I thought I could figure this out just be reading up on root systems and weights, but I couldn't find an easy way to explain it. I'll ask a specific version of the question, but this observation might hold more generally.
Let $\Phi$ be the irreducible root system of type $D_n$, say for $n > 3$, with positive roots $\Phi^+$ and simple roots $\Delta$. Index the simple roots according to their Dynkin diagram as follows: $$ \begin{aligned} &\>2 \\[-1ex] &\,\,\mid \\[-1ex] 1\,\!-\!&\;3\!-\!4\!-\dotsb-\!n \end{aligned} $$ Think of $\Phi^+$ as a subset of $\mathbf{N}^n$ with $\Delta$ as your set standard basis vectors—so the vector corresponding to a root is it's dimension vector. If you want to count the root vectors in $\Phi^+$ that have the form $\langle 0,0,0,\ast,\dotsc,\ast\rangle$, you'll find that there are $\frac{1}{2}(n-2)(n-3)$ of them. You can see this from the Dynkin diagram because it's the same as counting positive roots of a type $A_{n-3}$ root system. Now if you count the number of root vectors of the form $\langle 1,1,2,\ast,\dotsc,\ast\rangle$ you'll find there are also $\frac{1}{2}(n-2)(n-3)$ of them. Why does this happen?

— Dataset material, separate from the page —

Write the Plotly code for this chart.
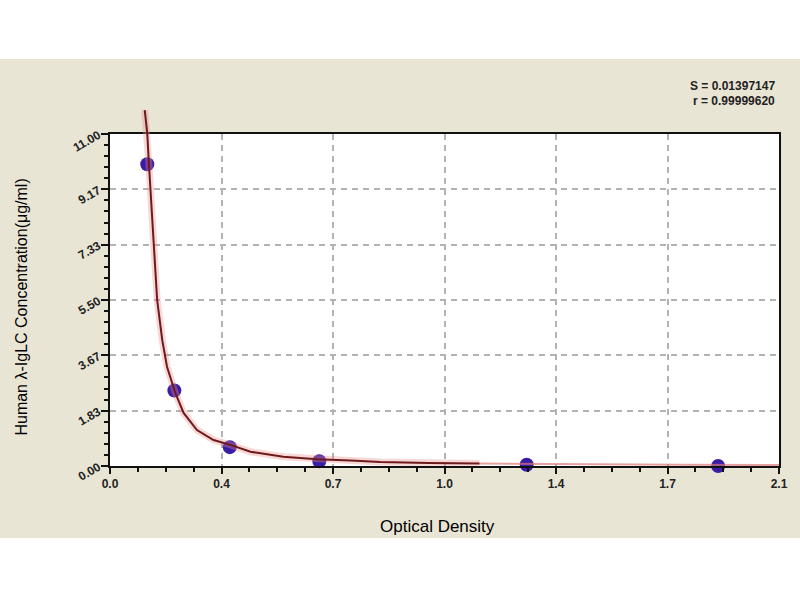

There is similar symmetry counting the other root vectors too. There are as many root vectors of the form $\langle 0,1,0,\ast,\dotsc,\ast\rangle$ as there are of the form $\langle 1,1,1,\ast,\dotsc,\ast\rangle$, and there are as many root vectors of the form $\langle 0,0,1,\ast,\dotsc,\ast\rangle$ as of the form $\langle 1,0,0,\ast,\dotsc,\ast\rangle$, but these two are a bit more obvious from the diagram.
I'm used to thinking of these roots vectors as indecomposable quiver representations, so if there's an explanation from that perspective, that'd help me out fine, but maybe it won't be as helpful to future students who find this question.